• _Available data_
--- Begin ---

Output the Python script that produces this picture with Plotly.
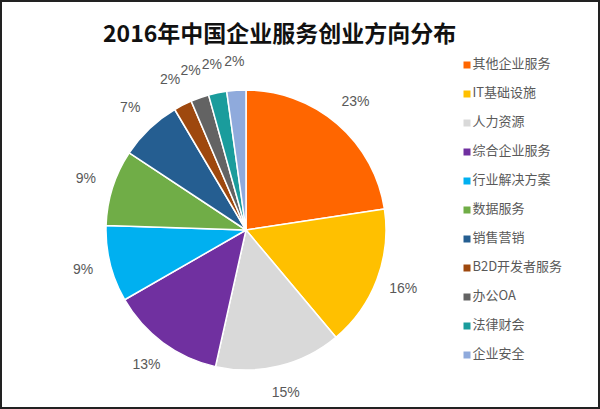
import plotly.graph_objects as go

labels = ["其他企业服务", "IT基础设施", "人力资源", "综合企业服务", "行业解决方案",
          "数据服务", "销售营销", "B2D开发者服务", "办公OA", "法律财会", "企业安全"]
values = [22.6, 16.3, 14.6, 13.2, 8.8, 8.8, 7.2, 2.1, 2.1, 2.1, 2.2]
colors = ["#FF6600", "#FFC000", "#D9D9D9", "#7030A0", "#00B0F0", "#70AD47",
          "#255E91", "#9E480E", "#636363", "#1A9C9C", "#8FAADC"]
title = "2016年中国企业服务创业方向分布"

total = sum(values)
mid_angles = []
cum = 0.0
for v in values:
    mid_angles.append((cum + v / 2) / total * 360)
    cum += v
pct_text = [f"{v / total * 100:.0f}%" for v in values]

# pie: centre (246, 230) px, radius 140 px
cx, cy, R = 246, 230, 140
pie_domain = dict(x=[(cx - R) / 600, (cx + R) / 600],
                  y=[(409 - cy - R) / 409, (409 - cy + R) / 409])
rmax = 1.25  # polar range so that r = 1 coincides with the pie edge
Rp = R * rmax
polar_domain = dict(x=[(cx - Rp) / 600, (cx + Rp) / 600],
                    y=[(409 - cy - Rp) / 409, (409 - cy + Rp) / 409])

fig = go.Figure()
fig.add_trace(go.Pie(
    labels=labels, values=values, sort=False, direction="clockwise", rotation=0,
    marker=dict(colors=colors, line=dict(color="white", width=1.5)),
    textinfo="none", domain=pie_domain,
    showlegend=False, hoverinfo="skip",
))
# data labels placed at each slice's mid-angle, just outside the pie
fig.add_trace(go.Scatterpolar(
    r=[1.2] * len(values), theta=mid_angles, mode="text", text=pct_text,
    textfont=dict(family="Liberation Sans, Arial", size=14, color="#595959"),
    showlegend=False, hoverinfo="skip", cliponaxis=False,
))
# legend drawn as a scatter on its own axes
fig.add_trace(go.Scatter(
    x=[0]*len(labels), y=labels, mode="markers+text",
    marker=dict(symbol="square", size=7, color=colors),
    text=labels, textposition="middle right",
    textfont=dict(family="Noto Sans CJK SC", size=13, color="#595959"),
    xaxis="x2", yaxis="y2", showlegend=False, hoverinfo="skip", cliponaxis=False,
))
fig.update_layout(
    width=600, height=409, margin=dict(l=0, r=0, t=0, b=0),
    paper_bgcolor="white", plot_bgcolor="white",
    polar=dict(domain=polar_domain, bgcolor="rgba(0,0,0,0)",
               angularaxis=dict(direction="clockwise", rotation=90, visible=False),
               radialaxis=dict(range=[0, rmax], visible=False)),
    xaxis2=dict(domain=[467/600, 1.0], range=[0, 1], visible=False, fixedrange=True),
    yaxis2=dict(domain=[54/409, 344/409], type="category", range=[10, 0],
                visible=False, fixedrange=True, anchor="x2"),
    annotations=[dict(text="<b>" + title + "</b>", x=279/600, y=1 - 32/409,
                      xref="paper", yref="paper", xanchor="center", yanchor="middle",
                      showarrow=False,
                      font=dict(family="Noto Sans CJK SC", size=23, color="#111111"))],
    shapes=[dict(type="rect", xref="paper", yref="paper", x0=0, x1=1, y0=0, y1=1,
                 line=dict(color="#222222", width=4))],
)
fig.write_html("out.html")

--- End ---

• _Requirements_
Retype everything in the material word for word, minus pictures.

• _Task result_
Output the Python script that produces this picture with Plotly.
import plotly.graph_objects as go

labels = ["其他企业服务", "IT基础设施", "人力资源", "综合企业服务", "行业解决方案",
          "数据服务", "销售营销", "B2D开发者服务", "办公OA", "法律财会", "企业安全"]
values = [22.6, 16.3, 14.6, 13.2, 8.8, 8.8, 7.2, 2.1, 2.1, 2.1, 2.2]
colors = ["#FF6600", "#FFC000", "#D9D9D9", "#7030A0", "#00B0F0", "#70AD47",
          "#255E91", "#9E480E", "#636363", "#1A9C9C", "#8FAADC"]
title = "2016年中国企业服务创业方向分布"

total = sum(values)
mid_angles = []
cum = 0.0
for v in values:
    mid_angles.append((cum + v / 2) / total * 360)
    cum += v
pct_text = [f"{v / total * 100:.0f}%" for v in values]

# pie: centre (246, 230) px, radius 140 px
cx, cy, R = 246, 230, 140
pie_domain = dict(x=[(cx - R) / 600, (cx + R) / 600],
                  y=[(409 - cy - R) / 409, (409 - cy + R) / 409])
rmax = 1.25  # polar range so that r = 1 coincides with the pie edge
Rp = R * rmax
polar_domain = dict(x=[(cx - Rp) / 600, (cx + Rp) / 600],
                    y=[(409 - cy - Rp) / 409, (409 - cy + Rp) / 409])

fig = go.Figure()
fig.add_trace(go.Pie(
    labels=labels, values=values, sort=False, direction="clockwise", rotation=0,
    marker=dict(colors=colors, line=dict(color="white", width=1.5)),
    textinfo="none", domain=pie_domain,
    showlegend=False, hoverinfo="skip",
))
# data labels placed at each slice's mid-angle, just outside the pie
fig.add_trace(go.Scatterpolar(
    r=[1.2] * len(values), theta=mid_angles, mode="text", text=pct_text,
    textfont=dict(family="Liberation Sans, Arial", size=14, color="#595959"),
    showlegend=False, hoverinfo="skip", cliponaxis=False,
))
# legend drawn as a scatter on its own axes
fig.add_trace(go.Scatter(
    x=[0]*len(labels), y=labels, mode="markers+text",
    marker=dict(symbol="square", size=7, color=colors),
    text=labels, textposition="middle right",
    textfont=dict(family="Noto Sans CJK SC", size=13, color="#595959"),
    xaxis="x2", yaxis="y2", showlegend=False, hoverinfo="skip", cliponaxis=False,
))
fig.update_layout(
    width=600, height=409, margin=dict(l=0, r=0, t=0, b=0),
    paper_bgcolor="white", plot_bgcolor="white",
    polar=dict(domain=polar_domain, bgcolor="rgba(0,0,0,0)",
               angularaxis=dict(direction="clockwise", rotation=90, visible=False),
               radialaxis=dict(range=[0, rmax], visible=False)),
    xaxis2=dict(domain=[467/600, 1.0], range=[0, 1], visible=False, fixedrange=True),
    yaxis2=dict(domain=[54/409, 344/409], type="category", range=[10, 0],
                visible=False, fixedrange=True, anchor="x2"),
    annotations=[dict(text="<b>" + title + "</b>", x=279/600, y=1 - 32/409,
                      xref="paper", yref="paper", xanchor="center", yanchor="middle",
                      showarrow=False,
                      font=dict(family="Noto Sans CJK SC", size=23, color="#111111"))],
    shapes=[dict(type="rect", xref="paper", yref="paper", x0=0, x1=1, y0=0, y1=1,
                 line=dict(color="#222222", width=4))],
)
fig.write_html("out.html")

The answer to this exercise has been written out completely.